Frequently Asked Questions about Brazil Employer Payroll Taxes

What is the total employer payroll tax burden in Brazil?

The total burden for brazil employer payroll taxes, including all mandatory contributions and benefits, is typically about 28% to 36.8% on top of an employee’s gross salary in statutory employer contributions (20%–28.8% for social security and other charges, plus 8% FGTS). This makes the fully loaded cost of an employee about 1.7 times their base pay.

How is payroll tax paid in Brazil?

Payroll taxes are reported and paid electronically. Employers submit all payroll data through the eSocial platform. Federal taxes like INSS and IRRF are then consolidated in the DCTFWeb system for payment, while FGTS is paid via the FGTS Digital portal.

What is the difference between INSS and FGTS?

INSS is the social security contribution that funds pensions, disability, and maternity leave for employees. FGTS is an unemployment guarantee fund, which acts as a severance savings account that employees can access when terminated without cause.

Can a foreign company hire an employee in Brazil without a local entity?

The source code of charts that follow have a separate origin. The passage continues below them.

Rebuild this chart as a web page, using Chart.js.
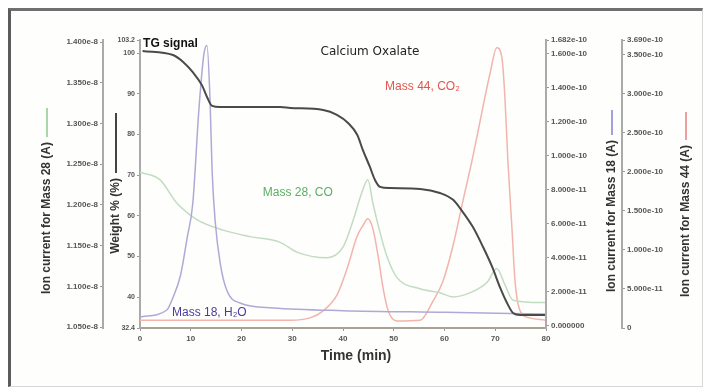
<!DOCTYPE html>
<html>
<head>
<meta charset="utf-8">
<script src="https://cdn.jsdelivr.net/npm/chart.js@4.4.0/dist/chart.umd.min.js"></script>
<style>
    html, body { margin: 0; padding: 0; background: #ffffff; }
    #moldura {
        position: absolute; left: 8px; top: 8px; width: 691px; height: 375px;
        border-top: 3px solid #707070; border-left: 3px solid #5c5c5c;
        border-right: 1px solid #d8d8d8; border-bottom: 1px solid #d8d8d8;
        background: #fefefc;
    }
    #caixa { position: absolute; left: 0; top: 0; width: 705px; height: 389px; }
</style>
</head>
<body>
<div id="moldura"></div>
<div id="caixa"><canvas id="graficoTG"></canvas></div>
<script>
// TG signal (weight %) vs time (min)
const tempoTG = [0.5, 6.5, 8.5, 10.4, 12.2, 13.2, 14.2, 15.8, 27.6, 29.6, 36.1, 38.8, 41.0, 42.8, 43.9, 45.3, 46.3, 47.3, 49.3, 55.2, 59.1, 61.7, 63.6, 65.6, 67.6, 69.4, 70.9, 72.3, 73.5, 74.9, 79.8];
const pesoTG = [100.5, 99.5, 97.8, 95.3, 92.1, 89.2, 87.0, 86.7, 86.7, 86.5, 86.0, 84.8, 82.8, 79.9, 76.2, 72.0, 68.8, 67.1, 66.8, 66.6, 65.6, 63.9, 60.9, 57.2, 52.3, 47.4, 42.5, 38.6, 36.1, 35.6, 35.6];

// Mass 18 ion current (x 1e-10 A)
const tempoM18 = [0, 5.3, 6.3, 8.0, 9.3, 10.4, 11.6, 12.6, 13.2, 13.8, 14.2, 14.8, 15.8, 17.1, 19.7, 26.2, 40, 60, 79.8];
const correnteM18 = [0.053, 0.094, 0.153, 0.30, 0.52, 0.72, 1.27, 1.60, 1.65, 1.33, 0.92, 0.62, 0.37, 0.21, 0.135, 0.106, 0.09, 0.08, 0.07];

// Mass 28 ion current (x 1e-8 A)
const tempoM28 = [0, 3.9, 7.3, 11.2, 16.4, 21.7, 27.6, 30.9, 36.8, 40.0, 42.0, 43.7, 44.9, 45.9, 47.3, 48.7, 50.6, 55.2, 59.1, 61.7, 65.0, 68.4, 70.3, 71.9, 73.5, 79.8];
const correnteM28 = [1.240, 1.231, 1.202, 1.182, 1.169, 1.161, 1.154, 1.142, 1.135, 1.148, 1.181, 1.215, 1.231, 1.202, 1.166, 1.136, 1.111, 1.097, 1.092, 1.087, 1.092, 1.105, 1.122, 1.102, 1.083, 1.080];

// Mass 44 ion current (x 1e-10 A)
const tempoM44 = [0, 29.6, 33.5, 36.1, 38.8, 40.8, 42.8, 43.9, 44.9, 45.9, 46.9, 47.9, 48.9, 50.6, 55.2, 57.7, 59.7, 61.7, 63.6, 65.6, 67.6, 69.0, 70.3, 71.3, 71.9, 72.5, 73.3, 73.9, 74.9, 76.8, 79.8];
const correnteM44 = [0.10, 0.10, 0.13, 0.22, 0.42, 0.76, 1.18, 1.31, 1.40, 1.27, 0.93, 0.51, 0.22, 0.09, 0.10, 0.34, 0.60, 1.06, 1.62, 2.20, 2.84, 3.27, 3.59, 3.47, 2.96, 2.13, 1.27, 0.60, 0.22, 0.13, 0.10];

// tick values and labels
const ticksTempo = [0, 10, 20, 30, 40, 50, 60, 70, 80];
const ticksM28 = [1.05, 1.10, 1.15, 1.20, 1.25, 1.30, 1.35, 1.40];
const rotulosM28 = ['1.050e-8', '1.100e-8', '1.150e-8', '1.200e-8', '1.250e-8', '1.300e-8', '1.350e-8', '1.400e-8'];
const ticksPeso = [32.4, 40, 50, 60, 70, 80, 90, 100, 103.2];
const rotulosPeso = ['32.4', '40', '50', '60', '70', '80', '90', '100', '103.2'];
const ticksM18 = [0, 0.2, 0.4, 0.6, 0.8, 1.0, 1.2, 1.4, 1.6, 1.682];
const rotulosM18 = ['0.000000', '2.000e-11', '4.000e-11', '6.000e-11', '8.000e-11', '1.000e-10', '1.200e-10', '1.400e-10', '1.600e-10', '1.682e-10'];
const ticksM44 = [0, 0.5, 1.0, 1.5, 2.0, 2.5, 3.0, 3.5, 3.69];
const rotulosM44 = ['0', '5.000e-11', '1.000e-10', '1.500e-10', '2.000e-10', '2.500e-10', '3.000e-10', '3.500e-10', '3.690e-10'];

const fonteRotulo = 'Liberation Sans, Arial, sans-serif';

function pares(xs, ys) {
    return xs.map((x, i) => ({ x: x, y: ys[i] }));
}

function eixoY(posicao, peso, min, max, valores, rotulos, largura, tamanhoFonte) {
    return {
        type: 'linear',
        position: posicao,
        weight: peso,
        min: min,
        max: max,
        afterBuildTicks: (escala) => { escala.ticks = valores.map(v => ({ value: v })); },
        afterFit: (escala) => { escala.width = largura; },
        ticks: {
            autoSkip: false,
            padding: 2,
            color: '#555',
            font: { family: fonteRotulo, size: tamanhoFonte, weight: 'bold' },
            callback: (valor, indice) => rotulos[indice]
        },
        grid: { drawOnChartArea: false, drawTicks: true, tickLength: 3, color: '#999' },
        border: { display: true, color: '#aaa', width: 2 }
    };
}

// axis titles with the line sample drawn above them
const titulosEixos = [
    { texto: 'Ion current for Mass 28 (A)', x: 47, topoLinha: 108, fimLinha: 137, cor: '#a8d8a8' },
    { texto: 'Weight % (%)', x: 116, topoLinha: 113, fimLinha: 173, cor: '#444' },
    { texto: 'Ion current for Mass 18 (A)', x: 612, topoLinha: 110, fimLinha: 135, cor: '#a4a0dc' },
    { texto: 'Ion current for Mass 44 (A)', x: 686, topoLinha: 112, fimLinha: 140, cor: '#eea0a0' }
];

// notes written inside the plot (time, weight %)
const notas = [
    { texto: 'TG signal', t: 0.6, p: 102.4, cor: '#111', fonte: 'bold 12px ' + fonteRotulo, alinha: 'left' },
    { texto: 'Calcium Oxalate', t: 45.3, p: 100.2, cor: '#222', fonte: '12px DejaVu Sans, sans-serif', alinha: 'center' },
    { texto: 'Mass 44, CO\u2082', t: 48.3, p: 91.8, cor: '#e0564e', fonte: '12px ' + fonteRotulo, alinha: 'left' },
    { texto: 'Mass 28, CO', t: 24.2, p: 65.6, cor: '#5cae62', fonte: '12px ' + fonteRotulo, alinha: 'left' },
    { texto: 'Mass 18, H\u2082O', t: 6.3, p: 36.1, cor: '#4a3c9e', fonte: '12px ' + fonteRotulo, alinha: 'left' }
];

const decoracao = {
    id: 'decoracao',
    afterDraw(grafico) {
        const ctx = grafico.ctx;
        ctx.save();
        titulosEixos.forEach(t => {
            ctx.strokeStyle = t.cor;
            ctx.lineWidth = 2;
            ctx.beginPath();
            ctx.moveTo(t.x, t.topoLinha);
            ctx.lineTo(t.x, t.fimLinha);
            ctx.stroke();
            ctx.save();
            ctx.translate(t.x, t.fimLinha + 5);
            ctx.rotate(-Math.PI / 2);
            ctx.fillStyle = '#333';
            ctx.font = 'bold 12px ' + fonteRotulo;
            ctx.textAlign = 'right';
            ctx.textBaseline = 'middle';
            ctx.fillText(t.texto, 0, 0);
            ctx.restore();
        });
        // x axis title, a bit right of centre as in the original
        ctx.fillStyle = '#333';
        ctx.font = 'bold 14px ' + fonteRotulo;
        ctx.textAlign = 'center';
        ctx.textBaseline = 'middle';
        ctx.fillText('Time (min)', 356, 356);

        const escX = grafico.scales.x;
        const escP = grafico.scales.yPeso;
        notas.forEach(n => {
            ctx.fillStyle = n.cor;
            ctx.font = n.fonte;
            ctx.textAlign = n.alinha;
            ctx.textBaseline = 'middle';
            ctx.fillText(n.texto, escX.getPixelForValue(n.t), escP.getPixelForValue(n.p));
        });
        ctx.restore();
    }
};

const graficoTG = new Chart(document.getElementById('graficoTG'), {
    type: 'line',
    data: {
        datasets: [
            { label: 'TG signal', data: pares(tempoTG, pesoTG), yAxisID: 'yPeso', borderColor: '#4a4a4a', borderWidth: 2 },
            { label: 'Mass 18', data: pares(tempoM18, correnteM18), yAxisID: 'yM18', borderColor: '#aeaad8', borderWidth: 1.5 },
            { label: 'Mass 28', data: pares(tempoM28, correnteM28), yAxisID: 'yM28', borderColor: '#c2dcc2', borderWidth: 1.5 },
            { label: 'Mass 44', data: pares(tempoM44, correnteM44), yAxisID: 'yM44', borderColor: '#f2b4ac', borderWidth: 1.5 }
        ]
    },
    options: {
        responsive: true,
        maintainAspectRatio: false,
        animation: false,
        elements: {
            point: { radius: 0 },
            line: { cubicInterpolationMode: 'monotone', fill: false }
        },
        layout: { padding: { left: 30, right: 5, top: 40, bottom: 16 } },
        plugins: { legend: { display: false }, tooltip: { enabled: false } },
        scales: {
            x: {
                type: 'linear',
                position: 'bottom',
                min: 0,
                max: 80,
                afterBuildTicks: (escala) => { escala.ticks = ticksTempo.map(v => ({ value: v })); },
                afterFit: (escala) => { escala.height = 45; },
                ticks: { color: '#555', padding: 3, font: { family: fonteRotulo, size: 8, weight: 'bold' } },
                grid: { drawOnChartArea: false, drawTicks: true, tickLength: 3, color: '#999' },
                border: { display: true, color: '#a8a296', width: 2 }
            },
            yM28: eixoY('left', 1, 1.0488, 1.4025, ticksM28, rotulosM28, 73, 8),
            yPeso: eixoY('left', 0, 32.4, 103.2, ticksPeso, rotulosPeso, 37, 7),
            yM18: eixoY('right', 0, -0.012, 1.682, ticksM18, rotulosM18, 76, 8),
            yM44: eixoY('right', 1, 0, 3.69, ticksM44, rotulosM44, 78, 8)
        }
    },
    plugins: [decoracao]
});
</script>
</body>
</html>
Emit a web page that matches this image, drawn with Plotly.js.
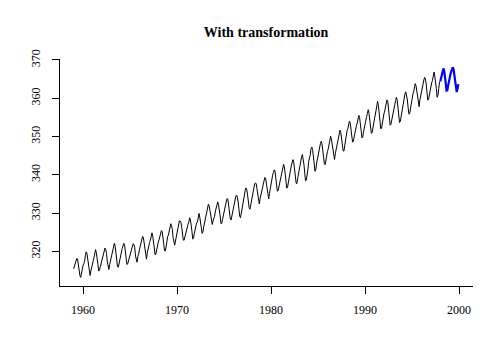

No, to directly hire an employee in Brazil, you must have a registered legal entity (with a CNPJ). However, you can work with an Employer of Record (EOR) like Mismo. They act as the legal employer, handling all local payroll, taxes, and compliance, allowing you to hire Brazilian talent without setting up your own company and build a nearshore development partnership.

What is the 13th salary in Brazil?

The 13th salary is a mandatory annual bonus equivalent to one month’s pay. It is typically paid in two installments, one by November 30th and the second by December 20th. This is a key part of the overall brazil employer payroll taxes and compensation structure.

What happens if I pay payroll taxes late?

Late payments automatically incur daily fines and interest based on Brazil’s benchmark interest rate (the Selic rate). Consistent delays can also trigger audits from tax authorities and potential labor lawsuits from employees, especially regarding FGTS deposits.